SHORT PROBLEM:
Transcribe all of the material exactly. Any picture in it should be left out.

Charts and diagrams as code:
◆ ◆ ◆ ◆ ◆ ◆ ◆

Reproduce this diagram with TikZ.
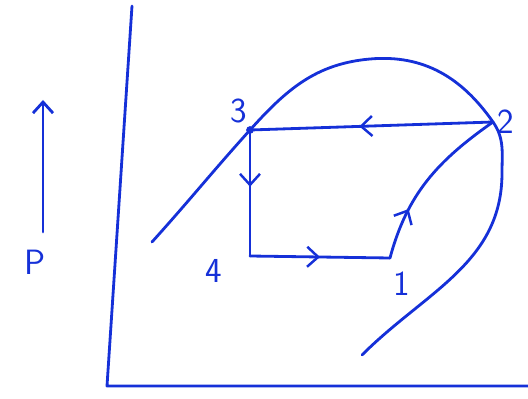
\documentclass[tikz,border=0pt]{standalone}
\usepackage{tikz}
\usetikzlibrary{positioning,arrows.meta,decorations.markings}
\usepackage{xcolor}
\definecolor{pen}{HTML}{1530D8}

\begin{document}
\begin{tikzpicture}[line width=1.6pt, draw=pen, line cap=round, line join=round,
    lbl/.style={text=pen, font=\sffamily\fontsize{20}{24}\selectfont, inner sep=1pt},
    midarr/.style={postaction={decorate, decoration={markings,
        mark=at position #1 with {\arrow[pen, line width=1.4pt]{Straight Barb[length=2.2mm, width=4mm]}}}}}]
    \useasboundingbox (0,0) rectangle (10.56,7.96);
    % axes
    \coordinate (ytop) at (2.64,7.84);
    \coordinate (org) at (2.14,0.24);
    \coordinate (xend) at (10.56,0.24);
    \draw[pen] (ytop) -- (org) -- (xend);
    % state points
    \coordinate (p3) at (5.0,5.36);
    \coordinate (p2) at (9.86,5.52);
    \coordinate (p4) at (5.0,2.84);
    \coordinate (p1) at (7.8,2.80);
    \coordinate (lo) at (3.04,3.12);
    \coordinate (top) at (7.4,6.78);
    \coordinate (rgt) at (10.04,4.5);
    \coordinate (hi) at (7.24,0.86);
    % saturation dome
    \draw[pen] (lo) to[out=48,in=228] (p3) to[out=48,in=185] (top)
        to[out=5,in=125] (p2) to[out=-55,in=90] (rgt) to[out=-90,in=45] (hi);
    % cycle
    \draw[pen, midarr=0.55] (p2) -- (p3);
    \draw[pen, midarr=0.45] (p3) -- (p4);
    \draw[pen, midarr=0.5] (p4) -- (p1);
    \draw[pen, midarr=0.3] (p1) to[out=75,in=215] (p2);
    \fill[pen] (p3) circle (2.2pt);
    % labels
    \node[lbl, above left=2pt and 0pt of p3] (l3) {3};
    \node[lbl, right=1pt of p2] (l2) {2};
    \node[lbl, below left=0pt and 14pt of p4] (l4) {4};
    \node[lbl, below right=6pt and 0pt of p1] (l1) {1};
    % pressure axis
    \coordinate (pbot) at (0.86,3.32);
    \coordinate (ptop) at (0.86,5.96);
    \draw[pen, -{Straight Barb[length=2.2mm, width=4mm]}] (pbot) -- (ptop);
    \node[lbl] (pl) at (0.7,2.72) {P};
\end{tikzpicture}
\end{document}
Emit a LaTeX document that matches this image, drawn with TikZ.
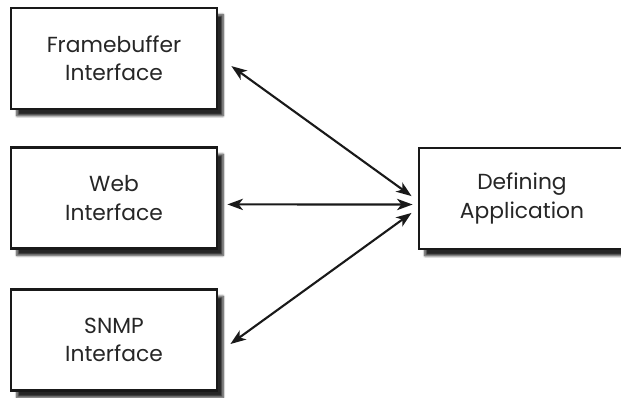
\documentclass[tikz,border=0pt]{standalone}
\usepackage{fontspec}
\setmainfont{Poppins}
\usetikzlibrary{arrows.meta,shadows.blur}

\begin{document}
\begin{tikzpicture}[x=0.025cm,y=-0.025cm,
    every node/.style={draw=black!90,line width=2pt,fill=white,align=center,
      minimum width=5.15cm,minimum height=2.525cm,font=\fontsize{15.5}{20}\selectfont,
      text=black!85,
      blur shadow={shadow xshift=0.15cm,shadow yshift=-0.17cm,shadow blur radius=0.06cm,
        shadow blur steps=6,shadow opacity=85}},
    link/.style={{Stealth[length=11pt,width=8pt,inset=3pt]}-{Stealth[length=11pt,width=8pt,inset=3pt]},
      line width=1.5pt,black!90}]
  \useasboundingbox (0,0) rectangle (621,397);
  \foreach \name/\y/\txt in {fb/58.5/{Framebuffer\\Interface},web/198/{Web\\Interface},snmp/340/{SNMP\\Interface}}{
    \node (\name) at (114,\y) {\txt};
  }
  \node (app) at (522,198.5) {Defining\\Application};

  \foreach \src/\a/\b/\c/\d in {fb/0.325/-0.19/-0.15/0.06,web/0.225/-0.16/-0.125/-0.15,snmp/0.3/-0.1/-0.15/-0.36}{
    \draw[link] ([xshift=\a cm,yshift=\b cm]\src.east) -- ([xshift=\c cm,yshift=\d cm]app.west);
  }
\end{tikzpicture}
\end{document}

◆ ◆ ◆ ◆ ◆ ◆ ◆

FULL ANSWER:
Reproduce this diagram with TikZ.
\documentclass[tikz,border=0pt]{standalone}
\usepackage{tikz}
\usetikzlibrary{positioning,arrows.meta,decorations.markings}
\usepackage{xcolor}
\definecolor{pen}{HTML}{1530D8}

\begin{document}
\begin{tikzpicture}[line width=1.6pt, draw=pen, line cap=round, line join=round,
    lbl/.style={text=pen, font=\sffamily\fontsize{20}{24}\selectfont, inner sep=1pt},
    midarr/.style={postaction={decorate, decoration={markings,
        mark=at position #1 with {\arrow[pen, line width=1.4pt]{Straight Barb[length=2.2mm, width=4mm]}}}}}]
    \useasboundingbox (0,0) rectangle (10.56,7.96);
    % axes
    \coordinate (ytop) at (2.64,7.84);
    \coordinate (org) at (2.14,0.24);
    \coordinate (xend) at (10.56,0.24);
    \draw[pen] (ytop) -- (org) -- (xend);
    % state points
    \coordinate (p3) at (5.0,5.36);
    \coordinate (p2) at (9.86,5.52);
    \coordinate (p4) at (5.0,2.84);
    \coordinate (p1) at (7.8,2.80);
    \coordinate (lo) at (3.04,3.12);
    \coordinate (top) at (7.4,6.78);
    \coordinate (rgt) at (10.04,4.5);
    \coordinate (hi) at (7.24,0.86);
    % saturation dome
    \draw[pen] (lo) to[out=48,in=228] (p3) to[out=48,in=185] (top)
        to[out=5,in=125] (p2) to[out=-55,in=90] (rgt) to[out=-90,in=45] (hi);
    % cycle
    \draw[pen, midarr=0.55] (p2) -- (p3);
    \draw[pen, midarr=0.45] (p3) -- (p4);
    \draw[pen, midarr=0.5] (p4) -- (p1);
    \draw[pen, midarr=0.3] (p1) to[out=75,in=215] (p2);
    \fill[pen] (p3) circle (2.2pt);
    % labels
    \node[lbl, above left=2pt and 0pt of p3] (l3) {3};
    \node[lbl, right=1pt of p2] (l2) {2};
    \node[lbl, below left=0pt and 14pt of p4] (l4) {4};
    \node[lbl, below right=6pt and 0pt of p1] (l1) {1};
    % pressure axis
    \coordinate (pbot) at (0.86,3.32);
    \coordinate (ptop) at (0.86,5.96);
    \draw[pen, -{Straight Barb[length=2.2mm, width=4mm]}] (pbot) -- (ptop);
    \node[lbl] (pl) at (0.7,2.72) {P};
\end{tikzpicture}
\end{document}
Emit a LaTeX document that matches this image, drawn with TikZ.
\documentclass[tikz,border=0pt]{standalone}
\usepackage{fontspec}
\setmainfont{Poppins}
\usetikzlibrary{arrows.meta,shadows.blur}

\begin{document}
\begin{tikzpicture}[x=0.025cm,y=-0.025cm,
    every node/.style={draw=black!90,line width=2pt,fill=white,align=center,
      minimum width=5.15cm,minimum height=2.525cm,font=\fontsize{15.5}{20}\selectfont,
      text=black!85,
      blur shadow={shadow xshift=0.15cm,shadow yshift=-0.17cm,shadow blur radius=0.06cm,
        shadow blur steps=6,shadow opacity=85}},
    link/.style={{Stealth[length=11pt,width=8pt,inset=3pt]}-{Stealth[length=11pt,width=8pt,inset=3pt]},
      line width=1.5pt,black!90}]
  \useasboundingbox (0,0) rectangle (621,397);
  \foreach \name/\y/\txt in {fb/58.5/{Framebuffer\\Interface},web/198/{Web\\Interface},snmp/340/{SNMP\\Interface}}{
    \node (\name) at (114,\y) {\txt};
  }
  \node (app) at (522,198.5) {Defining\\Application};

  \foreach \src/\a/\b/\c/\d in {fb/0.325/-0.19/-0.15/0.06,web/0.225/-0.16/-0.125/-0.15,snmp/0.3/-0.1/-0.15/-0.36}{
    \draw[link] ([xshift=\a cm,yshift=\b cm]\src.east) -- ([xshift=\c cm,yshift=\d cm]app.west);
  }
\end{tikzpicture}
\end{document}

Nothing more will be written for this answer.